On Sat, 2014-01-25 at 19:19 +0000, Patrick O'Callaghan wrote:
> On Sat, 2014-01-25 at 11:36 -0500, Eric Beversluis wrote:
> > "but it certainly seems like packets are going astray." How would
> > anything that Airport or Mac Mail does cause packets to go astray? It
> > seems like somehow Mac Mail is continuously sending and thus clogging
> > the mail-receiving ports (995).
> 
> That doesn't make a lot of sense. I presume we're talking about 2
> different client machines (seems logical since one is Fedora and the
> other a Mac, unless Fedora is running on a VM). So how could one of them
> clog the POP *download* port of the other, which isn't even directly
> connected to it? Unless the Mac is running some kind of DOS bot. Do you
> see any other network effects? Are ping times from the Fedora machine to
> the mail server affected when the Mac is on?
> 
> Also, looking back I see you're using Fedora 17. F17 went EOL about a
> year ago, so I'd recommend updating to F20 before proceeding. You'll at
> least get a newer version of Evo and the problem might go away.

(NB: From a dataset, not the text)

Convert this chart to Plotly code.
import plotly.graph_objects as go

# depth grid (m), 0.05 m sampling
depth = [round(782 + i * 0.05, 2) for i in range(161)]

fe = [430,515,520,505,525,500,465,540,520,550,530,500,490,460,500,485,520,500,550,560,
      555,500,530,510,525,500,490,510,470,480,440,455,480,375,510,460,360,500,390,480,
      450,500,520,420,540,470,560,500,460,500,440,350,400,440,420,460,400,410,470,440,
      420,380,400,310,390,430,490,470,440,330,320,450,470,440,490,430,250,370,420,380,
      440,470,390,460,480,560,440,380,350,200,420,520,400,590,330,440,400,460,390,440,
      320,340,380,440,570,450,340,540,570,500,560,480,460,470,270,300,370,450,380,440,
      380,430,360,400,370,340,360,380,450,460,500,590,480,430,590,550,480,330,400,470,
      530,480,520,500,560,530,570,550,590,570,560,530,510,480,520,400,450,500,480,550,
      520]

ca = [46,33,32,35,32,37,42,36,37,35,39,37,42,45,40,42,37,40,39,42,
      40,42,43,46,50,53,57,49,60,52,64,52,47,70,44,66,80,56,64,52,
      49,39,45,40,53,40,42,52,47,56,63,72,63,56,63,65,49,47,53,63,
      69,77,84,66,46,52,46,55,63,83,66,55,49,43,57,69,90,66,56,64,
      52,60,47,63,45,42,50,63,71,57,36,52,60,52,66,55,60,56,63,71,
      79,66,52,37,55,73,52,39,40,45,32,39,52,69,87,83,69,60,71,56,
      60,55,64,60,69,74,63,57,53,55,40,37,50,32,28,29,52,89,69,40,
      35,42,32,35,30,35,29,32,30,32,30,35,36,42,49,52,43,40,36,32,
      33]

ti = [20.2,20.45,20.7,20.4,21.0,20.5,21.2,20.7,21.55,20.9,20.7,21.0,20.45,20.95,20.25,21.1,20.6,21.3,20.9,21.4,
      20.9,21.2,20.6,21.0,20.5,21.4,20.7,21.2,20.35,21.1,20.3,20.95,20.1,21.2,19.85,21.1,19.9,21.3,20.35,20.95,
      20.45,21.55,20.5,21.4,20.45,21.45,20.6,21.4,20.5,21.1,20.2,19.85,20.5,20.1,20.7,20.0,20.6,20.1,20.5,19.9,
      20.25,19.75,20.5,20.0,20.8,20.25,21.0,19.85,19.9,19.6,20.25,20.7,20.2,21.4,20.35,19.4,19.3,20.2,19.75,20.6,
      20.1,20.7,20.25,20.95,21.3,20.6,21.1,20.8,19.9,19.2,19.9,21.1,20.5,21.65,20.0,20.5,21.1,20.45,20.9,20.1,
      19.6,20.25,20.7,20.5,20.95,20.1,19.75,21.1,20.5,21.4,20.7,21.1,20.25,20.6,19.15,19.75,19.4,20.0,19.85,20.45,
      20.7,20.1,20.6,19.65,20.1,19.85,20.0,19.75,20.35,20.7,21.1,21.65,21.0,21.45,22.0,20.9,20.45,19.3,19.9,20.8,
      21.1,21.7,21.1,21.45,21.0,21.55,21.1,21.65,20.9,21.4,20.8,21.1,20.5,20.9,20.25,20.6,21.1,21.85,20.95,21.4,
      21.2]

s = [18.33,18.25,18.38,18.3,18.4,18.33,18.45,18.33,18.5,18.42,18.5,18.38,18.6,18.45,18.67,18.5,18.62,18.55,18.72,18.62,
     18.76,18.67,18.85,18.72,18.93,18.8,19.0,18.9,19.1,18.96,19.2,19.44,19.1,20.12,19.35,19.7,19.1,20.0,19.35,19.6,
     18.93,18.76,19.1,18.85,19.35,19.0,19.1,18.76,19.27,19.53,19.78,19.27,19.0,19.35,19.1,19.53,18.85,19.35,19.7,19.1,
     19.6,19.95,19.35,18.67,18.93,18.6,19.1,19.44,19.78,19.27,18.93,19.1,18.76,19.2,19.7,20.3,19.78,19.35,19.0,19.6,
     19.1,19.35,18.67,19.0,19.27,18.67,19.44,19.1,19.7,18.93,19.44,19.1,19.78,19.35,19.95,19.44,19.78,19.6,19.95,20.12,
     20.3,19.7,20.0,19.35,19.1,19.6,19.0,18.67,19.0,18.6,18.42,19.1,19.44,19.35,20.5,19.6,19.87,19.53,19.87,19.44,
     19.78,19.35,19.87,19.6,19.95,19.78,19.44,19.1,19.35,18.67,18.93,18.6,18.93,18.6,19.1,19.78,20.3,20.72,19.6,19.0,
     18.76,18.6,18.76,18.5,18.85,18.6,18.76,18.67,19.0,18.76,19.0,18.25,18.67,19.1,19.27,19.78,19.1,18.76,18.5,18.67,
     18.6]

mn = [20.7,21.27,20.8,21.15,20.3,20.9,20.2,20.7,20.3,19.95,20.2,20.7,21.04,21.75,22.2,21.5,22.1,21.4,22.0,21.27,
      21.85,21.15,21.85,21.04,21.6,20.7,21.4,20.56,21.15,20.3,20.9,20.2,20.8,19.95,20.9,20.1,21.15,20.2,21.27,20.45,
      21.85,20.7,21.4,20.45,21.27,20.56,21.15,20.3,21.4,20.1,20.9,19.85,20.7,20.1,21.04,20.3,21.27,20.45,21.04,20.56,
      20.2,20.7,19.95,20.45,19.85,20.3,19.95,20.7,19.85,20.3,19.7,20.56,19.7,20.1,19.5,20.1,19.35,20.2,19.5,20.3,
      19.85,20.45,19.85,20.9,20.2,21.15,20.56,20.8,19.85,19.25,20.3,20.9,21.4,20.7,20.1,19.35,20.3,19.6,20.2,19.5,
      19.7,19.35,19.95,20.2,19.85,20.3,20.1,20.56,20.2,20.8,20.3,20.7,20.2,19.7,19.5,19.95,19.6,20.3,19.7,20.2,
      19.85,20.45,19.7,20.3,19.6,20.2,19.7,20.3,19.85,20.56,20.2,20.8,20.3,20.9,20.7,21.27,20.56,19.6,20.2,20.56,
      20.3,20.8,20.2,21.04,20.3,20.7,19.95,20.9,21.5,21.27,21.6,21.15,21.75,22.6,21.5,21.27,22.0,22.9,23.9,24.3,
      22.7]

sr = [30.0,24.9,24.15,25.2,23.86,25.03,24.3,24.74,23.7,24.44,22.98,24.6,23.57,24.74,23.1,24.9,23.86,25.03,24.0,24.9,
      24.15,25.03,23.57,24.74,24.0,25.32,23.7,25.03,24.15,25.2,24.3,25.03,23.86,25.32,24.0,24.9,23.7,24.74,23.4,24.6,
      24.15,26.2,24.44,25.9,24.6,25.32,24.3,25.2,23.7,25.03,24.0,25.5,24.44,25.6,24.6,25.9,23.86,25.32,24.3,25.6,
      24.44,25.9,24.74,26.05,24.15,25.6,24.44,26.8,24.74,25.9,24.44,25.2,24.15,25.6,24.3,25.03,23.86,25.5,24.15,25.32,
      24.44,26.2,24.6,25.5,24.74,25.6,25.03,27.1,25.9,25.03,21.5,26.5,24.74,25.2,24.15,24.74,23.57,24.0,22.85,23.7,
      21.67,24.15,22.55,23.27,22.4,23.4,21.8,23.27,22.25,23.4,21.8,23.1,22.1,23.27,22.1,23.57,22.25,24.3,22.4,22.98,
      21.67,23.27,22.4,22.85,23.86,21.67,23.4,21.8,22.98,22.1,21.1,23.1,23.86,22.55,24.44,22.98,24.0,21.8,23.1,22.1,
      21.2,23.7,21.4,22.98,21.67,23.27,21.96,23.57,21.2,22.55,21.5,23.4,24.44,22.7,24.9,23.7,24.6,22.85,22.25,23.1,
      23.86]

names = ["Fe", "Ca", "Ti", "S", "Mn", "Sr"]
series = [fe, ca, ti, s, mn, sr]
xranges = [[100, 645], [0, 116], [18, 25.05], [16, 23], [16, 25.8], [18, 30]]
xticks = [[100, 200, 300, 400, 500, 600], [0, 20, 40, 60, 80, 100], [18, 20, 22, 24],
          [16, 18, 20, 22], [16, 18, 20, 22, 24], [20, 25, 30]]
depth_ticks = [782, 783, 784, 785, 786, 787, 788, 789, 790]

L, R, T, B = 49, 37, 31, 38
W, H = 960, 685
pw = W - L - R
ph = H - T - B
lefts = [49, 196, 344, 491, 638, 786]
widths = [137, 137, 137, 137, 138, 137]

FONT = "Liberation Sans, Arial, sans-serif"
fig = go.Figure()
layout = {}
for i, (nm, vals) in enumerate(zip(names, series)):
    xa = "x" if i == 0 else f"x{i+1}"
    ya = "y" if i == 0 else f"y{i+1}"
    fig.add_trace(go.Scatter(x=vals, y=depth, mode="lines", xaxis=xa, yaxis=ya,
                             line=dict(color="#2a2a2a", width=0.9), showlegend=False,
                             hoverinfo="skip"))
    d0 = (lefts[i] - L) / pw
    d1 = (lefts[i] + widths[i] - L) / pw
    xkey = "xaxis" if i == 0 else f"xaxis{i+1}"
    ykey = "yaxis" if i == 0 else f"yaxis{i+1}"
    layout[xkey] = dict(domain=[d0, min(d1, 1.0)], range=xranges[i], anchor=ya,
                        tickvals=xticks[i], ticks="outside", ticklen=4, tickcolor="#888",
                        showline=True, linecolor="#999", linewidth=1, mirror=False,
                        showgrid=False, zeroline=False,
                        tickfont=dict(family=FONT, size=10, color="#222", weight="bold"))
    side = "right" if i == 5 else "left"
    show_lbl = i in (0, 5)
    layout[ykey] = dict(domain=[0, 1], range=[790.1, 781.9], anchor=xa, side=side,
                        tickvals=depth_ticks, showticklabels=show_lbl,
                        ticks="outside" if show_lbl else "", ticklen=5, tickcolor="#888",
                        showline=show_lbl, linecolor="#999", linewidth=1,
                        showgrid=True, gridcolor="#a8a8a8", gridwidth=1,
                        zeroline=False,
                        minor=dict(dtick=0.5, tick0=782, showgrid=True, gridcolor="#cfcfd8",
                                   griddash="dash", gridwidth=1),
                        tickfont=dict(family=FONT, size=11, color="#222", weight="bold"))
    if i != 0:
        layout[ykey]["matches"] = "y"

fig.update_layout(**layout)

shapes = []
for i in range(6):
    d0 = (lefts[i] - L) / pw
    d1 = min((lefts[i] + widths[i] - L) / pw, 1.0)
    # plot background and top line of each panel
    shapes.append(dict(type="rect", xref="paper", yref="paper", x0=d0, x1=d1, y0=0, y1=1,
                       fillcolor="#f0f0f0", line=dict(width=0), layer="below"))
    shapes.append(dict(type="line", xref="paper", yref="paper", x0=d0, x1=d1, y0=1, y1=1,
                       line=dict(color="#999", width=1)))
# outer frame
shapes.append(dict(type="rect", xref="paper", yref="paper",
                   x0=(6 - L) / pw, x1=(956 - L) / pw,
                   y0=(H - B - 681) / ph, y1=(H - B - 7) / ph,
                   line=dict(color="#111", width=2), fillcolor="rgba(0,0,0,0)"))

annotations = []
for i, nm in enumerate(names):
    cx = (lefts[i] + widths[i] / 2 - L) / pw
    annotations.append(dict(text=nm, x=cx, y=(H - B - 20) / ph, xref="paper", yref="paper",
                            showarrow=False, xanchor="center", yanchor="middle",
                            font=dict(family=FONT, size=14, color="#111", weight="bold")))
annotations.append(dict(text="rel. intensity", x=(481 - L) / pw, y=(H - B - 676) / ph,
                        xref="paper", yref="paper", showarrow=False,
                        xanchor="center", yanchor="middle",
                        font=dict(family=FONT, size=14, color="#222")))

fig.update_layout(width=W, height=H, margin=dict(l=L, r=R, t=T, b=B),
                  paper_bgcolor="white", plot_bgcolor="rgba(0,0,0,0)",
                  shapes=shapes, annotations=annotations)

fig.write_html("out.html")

THat was at the start of the thread. Early on I upgraded to F19, but the
problems persisted.

> 
> Finally, are you the OP for this thread? You seem to be using two
> different mail accounts.
> 
> poc
> 
> poc
> 
Well I've rebooted the wirelss router and now things seem for the moment
to be going OK. But I've tried that in the past and either they didn't
fix or the problem soon reappeared after a certain amount of activity.

If it reappears I think I'll just update and upgrade my wireless
router. 

Thanks to all and hopefully this thread is finished.